TASK TO COMPLETE: Reproduce each line of the material exactly, minus any picture.

__________

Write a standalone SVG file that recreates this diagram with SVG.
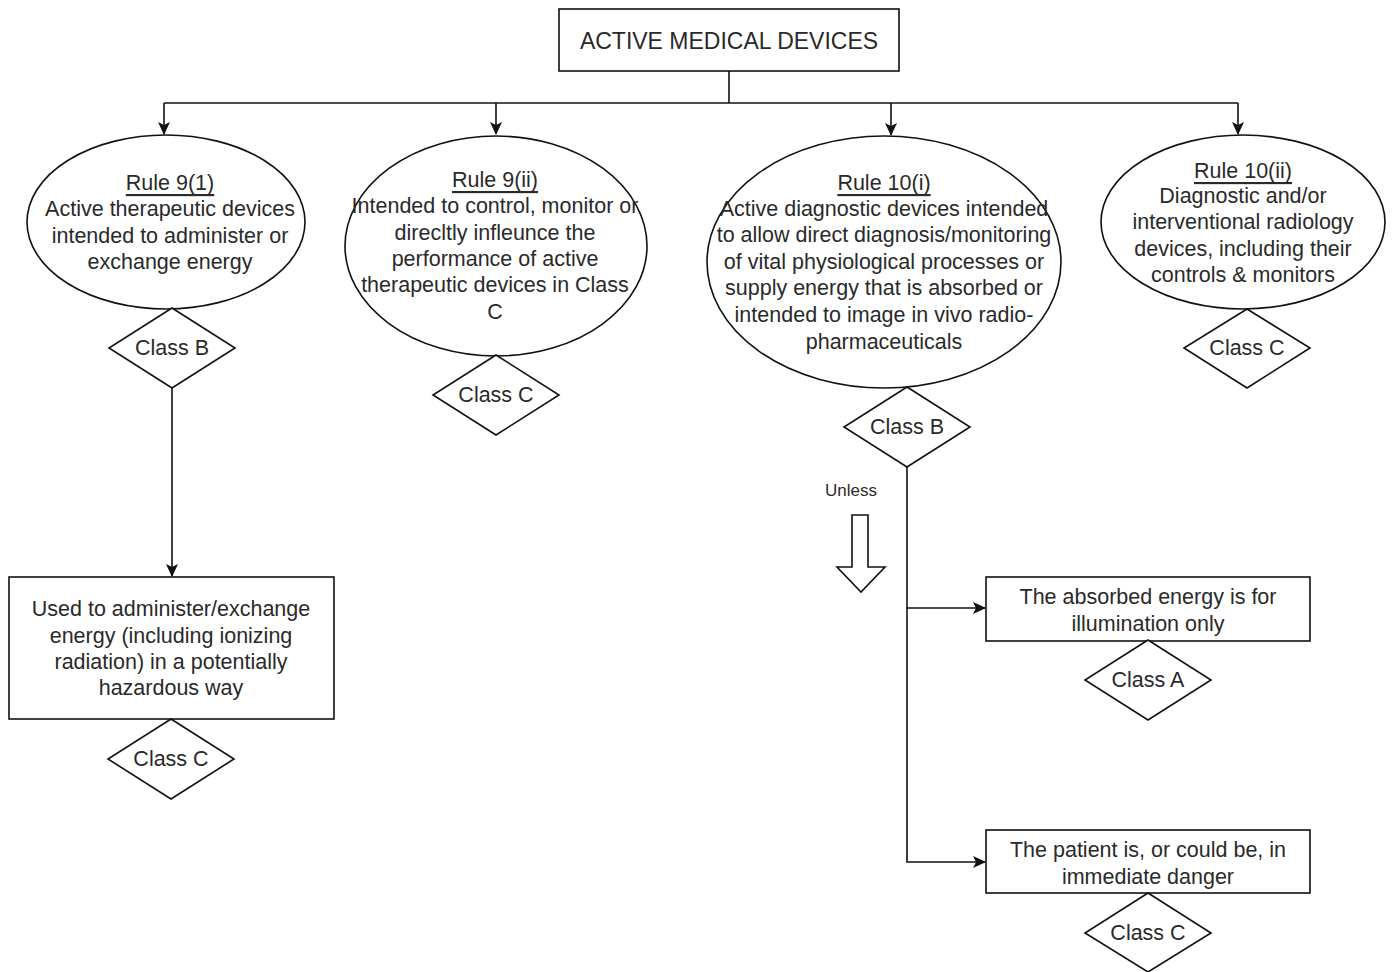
<svg xmlns="http://www.w3.org/2000/svg" width="1396" height="972" viewBox="0 0 1396 972">
<style>
.s{fill:#fff;stroke:#111;stroke-width:1.6}
.t{font-family:"Liberation Sans",Arial,sans-serif;font-size:21.5px;fill:#2a2a2a;text-anchor:middle;dominant-baseline:central}
.u{text-decoration:underline}
.c{fill:none;stroke:#111;stroke-width:1.6}
</style>
<defs>
<marker id="ah" markerWidth="13" markerHeight="12" refX="12" refY="6" orient="auto" markerUnits="userSpaceOnUse">
<path d="M0,0 L13,6 L0,12 L3,6 Z" fill="#111"/>
</marker>
</defs>
<rect width="1396" height="972" fill="#fff"/>
<g id="connectors">
<path class="c" d="M729,71 V103"/>
<path class="c" d="M164,103 H1238"/>
<path class="c" d="M164,103 V134" marker-end="url(#ah)"/>
<path class="c" d="M496,103 V134" marker-end="url(#ah)"/>
<path class="c" d="M891,103 V135" marker-end="url(#ah)"/>
<path class="c" d="M1238,103 V134" marker-end="url(#ah)"/>
<path class="c" d="M172,388 V576" marker-end="url(#ah)"/>
<path class="c" d="M907,467 V862 H985" marker-end="url(#ah)"/>
<path class="c" d="M907,608 H985" marker-end="url(#ah)"/>
</g>
<g id="root">
<rect class="s" x="559" y="9" width="340" height="62"/>
<text class="t" x="729" y="41" style="font-size:23px">ACTIVE MEDICAL DEVICES</text>
</g>
<g id="rule9-1">
<ellipse class="s" cx="166" cy="222" rx="139" ry="87"/>
<text class="t u" x="170" y="183">Rule 9(1)</text>
<text class="t" x="170" y="209">Active therapeutic devices</text>
<text class="t" x="170" y="236">intended to administer or</text>
<text class="t" x="170" y="262">exchange energy</text>
</g>
<g id="class-b-1">
<polygon class="s" points="172,308 235,348 172,388 109,348"/>
<text class="t" x="172" y="348">Class B</text>
</g>
<g id="hazard">
<rect class="s" x="9" y="577" width="325" height="142"/>
<text class="t" x="171" y="609">Used to administer/exchange</text>
<text class="t" x="171" y="636">energy (including ionizing</text>
<text class="t" x="171" y="662">radiation) in a potentially</text>
<text class="t" x="171" y="688">hazardous way</text>
</g>
<g id="class-c-1">
<polygon class="s" points="171,719 234,759 171,799 108,759"/>
<text class="t" x="171" y="759">Class C</text>
</g>
<g id="rule9-2">
<ellipse class="s" cx="496" cy="246" rx="151" ry="110"/>
<text class="t u" x="495" y="180">Rule 9(ii)</text>
<text class="t" x="495" y="206">Intended to control, monitor or</text>
<text class="t" x="495" y="233">direcltly infleunce the</text>
<text class="t" x="495" y="259">performance of active</text>
<text class="t" x="495" y="285">therapeutic devices in Class</text>
<text class="t" x="495" y="312">C</text>
</g>
<g id="class-c-2">
<polygon class="s" points="496,355 559,395 496,435 433,395"/>
<text class="t" x="496" y="395">Class C</text>
</g>
<g id="rule10-1">
<ellipse class="s" cx="884" cy="262" rx="177" ry="126"/>
<text class="t u" x="884" y="183">Rule 10(i)</text>
<text class="t" x="884" y="209">Active diagnostic devices intended</text>
<text class="t" x="884" y="235">to allow direct diagnosis/monitoring</text>
<text class="t" x="884" y="262">of vital physiological processes or</text>
<text class="t" x="884" y="288">supply energy that is absorbed or</text>
<text class="t" x="884" y="315">intended to image in vivo radio-</text>
<text class="t" x="884" y="342">pharmaceuticals</text>
</g>
<g id="class-b-2">
<polygon class="s" points="907,387 970,427 907,467 844,427"/>
<text class="t" x="907" y="427">Class B</text>
</g>
<g id="unless">
<text class="t" x="851" y="490" style="font-size:17px">Unless</text>
<path class="s" d="M852,515 H868 V567 H885 L861,592 L837,567 H852 Z"/>
</g>
<g id="illumination">
<rect class="s" x="986" y="577" width="324" height="64"/>
<text class="t" x="1148" y="597">The absorbed energy is for</text>
<text class="t" x="1148" y="624">illumination only</text>
</g>
<g id="class-a">
<polygon class="s" points="1148,640 1211,680 1148,720 1085,680"/>
<text class="t" x="1148" y="680">Class A</text>
</g>
<g id="danger">
<rect class="s" x="986" y="830" width="324" height="63"/>
<text class="t" x="1148" y="850">The patient is, or could be, in</text>
<text class="t" x="1148" y="877">immediate danger</text>
</g>
<g id="class-c-4">
<polygon class="s" points="1148,893 1211,933 1148,972 1085,933"/>
<text class="t" x="1148" y="933">Class C</text>
</g>
<g id="rule10-2">
<ellipse class="s" cx="1243" cy="222" rx="142" ry="87"/>
<text class="t u" x="1243" y="171">Rule 10(ii)</text>
<text class="t" x="1243" y="196">Diagnostic and/or</text>
<text class="t" x="1243" y="222">interventional radiology</text>
<text class="t" x="1243" y="249">devices, including their</text>
<text class="t" x="1243" y="275">controls &amp; monitors</text>
</g>
<g id="class-c-3">
<polygon class="s" points="1247,309 1310,348 1247,388 1184,348"/>
<text class="t" x="1247" y="348">Class C</text>
</g>
</svg>
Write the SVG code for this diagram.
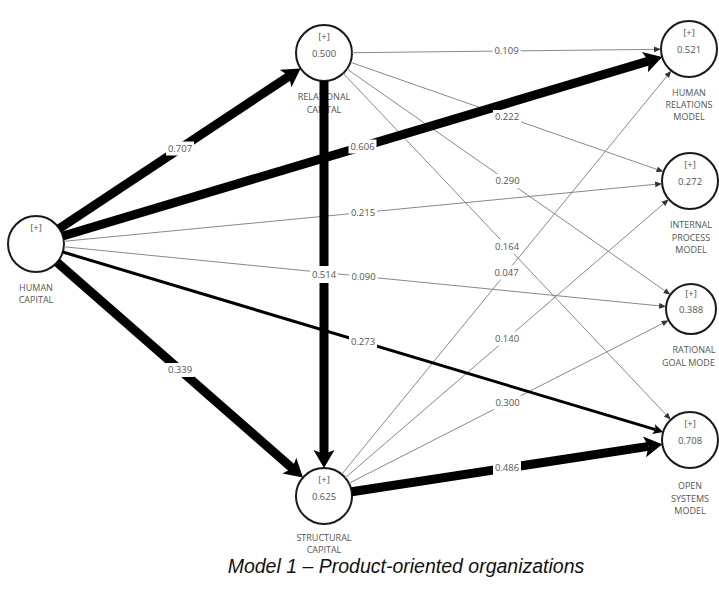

__________

SOLUTION TO THIS PROBLEM:
Write a standalone SVG file that recreates this diagram with SVG.
<svg xmlns="http://www.w3.org/2000/svg" width="1396" height="972" viewBox="0 0 1396 972">
<style>
.s{fill:#fff;stroke:#111;stroke-width:1.6}
.t{font-family:"Liberation Sans",Arial,sans-serif;font-size:21.5px;fill:#2a2a2a;text-anchor:middle;dominant-baseline:central}
.u{text-decoration:underline}
.c{fill:none;stroke:#111;stroke-width:1.6}
</style>
<defs>
<marker id="ah" markerWidth="13" markerHeight="12" refX="12" refY="6" orient="auto" markerUnits="userSpaceOnUse">
<path d="M0,0 L13,6 L0,12 L3,6 Z" fill="#111"/>
</marker>
</defs>
<rect width="1396" height="972" fill="#fff"/>
<g id="connectors">
<path class="c" d="M729,71 V103"/>
<path class="c" d="M164,103 H1238"/>
<path class="c" d="M164,103 V134" marker-end="url(#ah)"/>
<path class="c" d="M496,103 V134" marker-end="url(#ah)"/>
<path class="c" d="M891,103 V135" marker-end="url(#ah)"/>
<path class="c" d="M1238,103 V134" marker-end="url(#ah)"/>
<path class="c" d="M172,388 V576" marker-end="url(#ah)"/>
<path class="c" d="M907,467 V862 H985" marker-end="url(#ah)"/>
<path class="c" d="M907,608 H985" marker-end="url(#ah)"/>
</g>
<g id="root">
<rect class="s" x="559" y="9" width="340" height="62"/>
<text class="t" x="729" y="41" style="font-size:23px">ACTIVE MEDICAL DEVICES</text>
</g>
<g id="rule9-1">
<ellipse class="s" cx="166" cy="222" rx="139" ry="87"/>
<text class="t u" x="170" y="183">Rule 9(1)</text>
<text class="t" x="170" y="209">Active therapeutic devices</text>
<text class="t" x="170" y="236">intended to administer or</text>
<text class="t" x="170" y="262">exchange energy</text>
</g>
<g id="class-b-1">
<polygon class="s" points="172,308 235,348 172,388 109,348"/>
<text class="t" x="172" y="348">Class B</text>
</g>
<g id="hazard">
<rect class="s" x="9" y="577" width="325" height="142"/>
<text class="t" x="171" y="609">Used to administer/exchange</text>
<text class="t" x="171" y="636">energy (including ionizing</text>
<text class="t" x="171" y="662">radiation) in a potentially</text>
<text class="t" x="171" y="688">hazardous way</text>
</g>
<g id="class-c-1">
<polygon class="s" points="171,719 234,759 171,799 108,759"/>
<text class="t" x="171" y="759">Class C</text>
</g>
<g id="rule9-2">
<ellipse class="s" cx="496" cy="246" rx="151" ry="110"/>
<text class="t u" x="495" y="180">Rule 9(ii)</text>
<text class="t" x="495" y="206">Intended to control, monitor or</text>
<text class="t" x="495" y="233">direcltly infleunce the</text>
<text class="t" x="495" y="259">performance of active</text>
<text class="t" x="495" y="285">therapeutic devices in Class</text>
<text class="t" x="495" y="312">C</text>
</g>
<g id="class-c-2">
<polygon class="s" points="496,355 559,395 496,435 433,395"/>
<text class="t" x="496" y="395">Class C</text>
</g>
<g id="rule10-1">
<ellipse class="s" cx="884" cy="262" rx="177" ry="126"/>
<text class="t u" x="884" y="183">Rule 10(i)</text>
<text class="t" x="884" y="209">Active diagnostic devices intended</text>
<text class="t" x="884" y="235">to allow direct diagnosis/monitoring</text>
<text class="t" x="884" y="262">of vital physiological processes or</text>
<text class="t" x="884" y="288">supply energy that is absorbed or</text>
<text class="t" x="884" y="315">intended to image in vivo radio-</text>
<text class="t" x="884" y="342">pharmaceuticals</text>
</g>
<g id="class-b-2">
<polygon class="s" points="907,387 970,427 907,467 844,427"/>
<text class="t" x="907" y="427">Class B</text>
</g>
<g id="unless">
<text class="t" x="851" y="490" style="font-size:17px">Unless</text>
<path class="s" d="M852,515 H868 V567 H885 L861,592 L837,567 H852 Z"/>
</g>
<g id="illumination">
<rect class="s" x="986" y="577" width="324" height="64"/>
<text class="t" x="1148" y="597">The absorbed energy is for</text>
<text class="t" x="1148" y="624">illumination only</text>
</g>
<g id="class-a">
<polygon class="s" points="1148,640 1211,680 1148,720 1085,680"/>
<text class="t" x="1148" y="680">Class A</text>
</g>
<g id="danger">
<rect class="s" x="986" y="830" width="324" height="63"/>
<text class="t" x="1148" y="850">The patient is, or could be, in</text>
<text class="t" x="1148" y="877">immediate danger</text>
</g>
<g id="class-c-4">
<polygon class="s" points="1148,893 1211,933 1148,972 1085,933"/>
<text class="t" x="1148" y="933">Class C</text>
</g>
<g id="rule10-2">
<ellipse class="s" cx="1243" cy="222" rx="142" ry="87"/>
<text class="t u" x="1243" y="171">Rule 10(ii)</text>
<text class="t" x="1243" y="196">Diagnostic and/or</text>
<text class="t" x="1243" y="222">interventional radiology</text>
<text class="t" x="1243" y="249">devices, including their</text>
<text class="t" x="1243" y="275">controls &amp; monitors</text>
</g>
<g id="class-c-3">
<polygon class="s" points="1247,309 1310,348 1247,388 1184,348"/>
<text class="t" x="1247" y="348">Class C</text>
</g>
</svg>
Write the SVG code for this diagram.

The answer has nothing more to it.